QUESTIONS AND ANSWERS:

QUESTION:

Prime Minister, do you feel that the accounts coming out from some allied centres are in danger of being euphoric or are you yourself just saying cautious?

PRIME MINISTER:

No, I think it is right to be cautious, this is a very early stage of the campaign, we must wait and see what happens over a longer period. There may be more difficult days ahead than those we have had thus far.

QUESTION:

General Schwarzkopf has said that casualties had been very light, what do we know about the British forces and what happened to them?

PRIME MINISTER:

No I can give you no operational information of that sort but I can certainly confirm what General Schwarzkopf has said, the casualties have been very light so far.

QUESTION:

He also did mention British involvement.
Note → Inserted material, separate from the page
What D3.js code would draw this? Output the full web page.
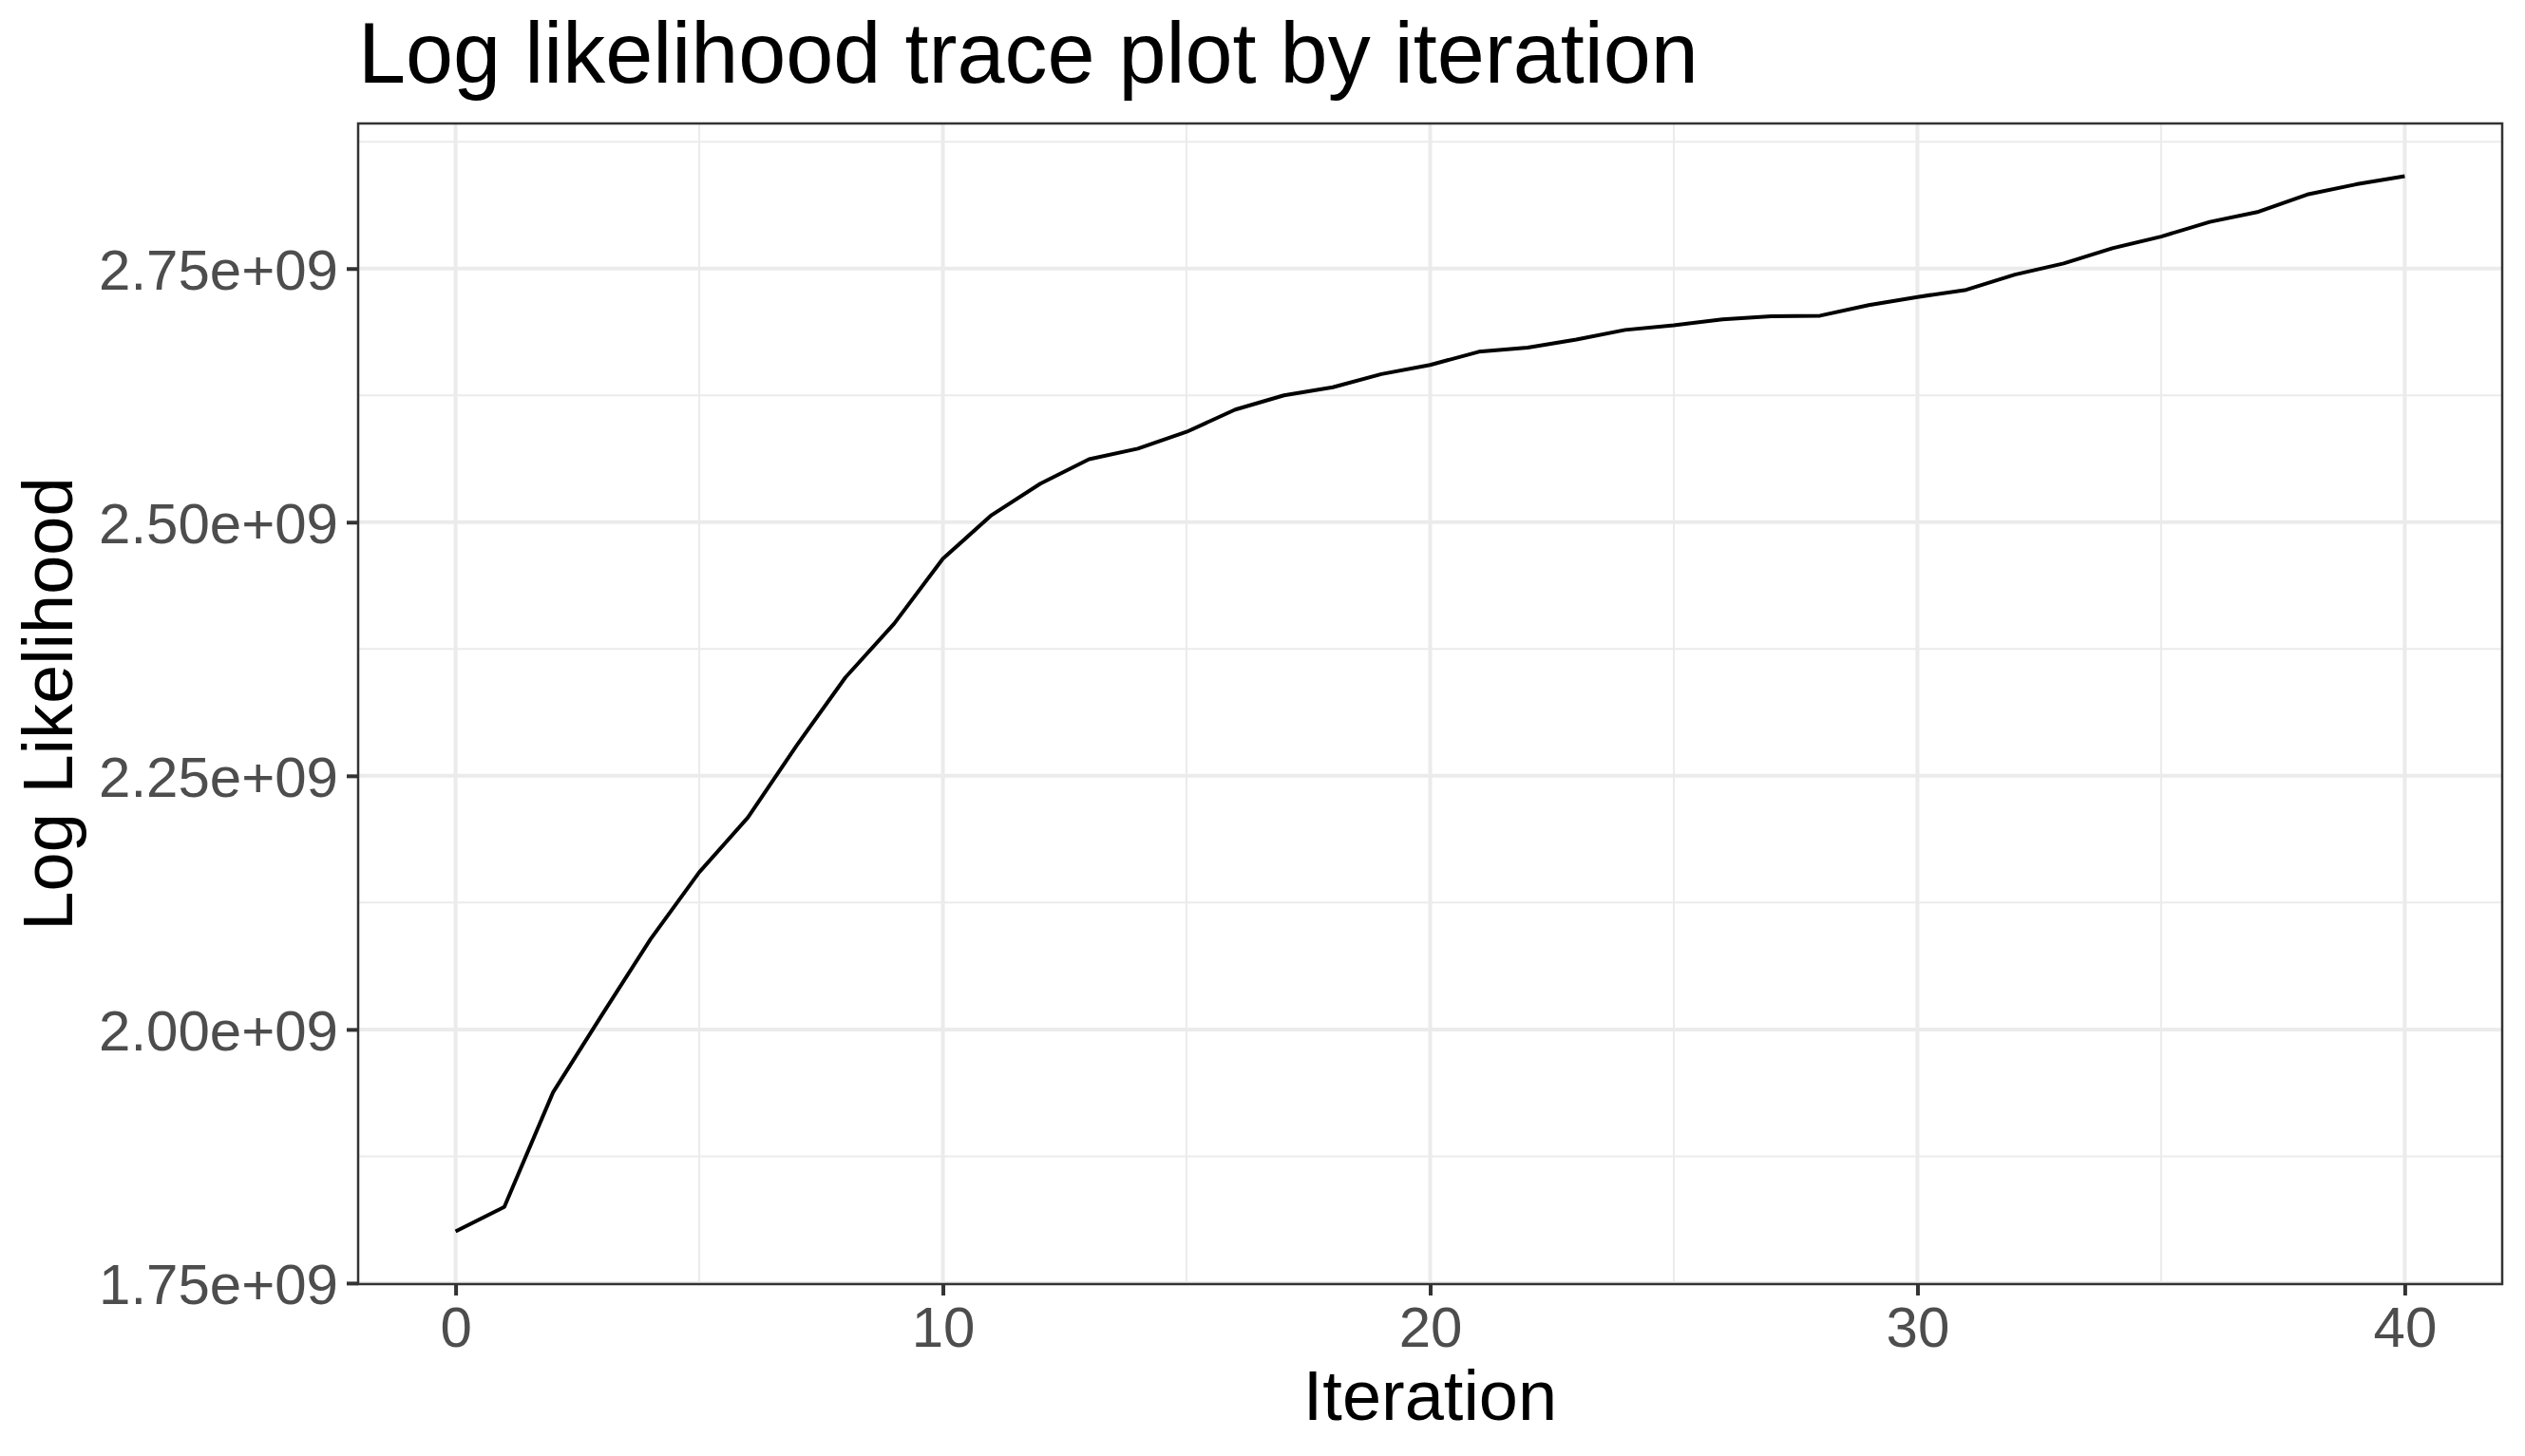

I know you cannot go into detail but can you just say a word or two about the extent of British involvement so far?

PRIME MINISTER:

British involvement is growing and I think that will become apparent over the days ahead but I am afraid I can give you no more information than that.

QUESTION:

Dick Cheney has said he thinks it is going to be a relatively short war, is that your reading of the situation?

PRIME MINISTER:

I think it will be relatively short, I think that is true, I do not think it is possible at this stage to put a time limit to it, that depends on a large number of matters that at the moment are simply not knowable. It has begun well, there is some way to go, but I do not think it will go on for a terribly long time.

QUESTION:

And the casualties, however light, what is your message to the families who are waiting at home and do not know any more than we do?

PRIME MINISTER:

Everyone can understand the agony of the people who are waiting at home and I am sorry one cannot give them more precise information. As soon as any information is available we will of course communicate it but it must of course be first to them I think.

QUESTION:

Can you give us a flavour of what you were able to say to President Bush or what he was able to say to you?

PRIME MINISTER:

We simply compared notes on how it had gone so far and how we expected it to develop from now on and I think that is all I can say about that.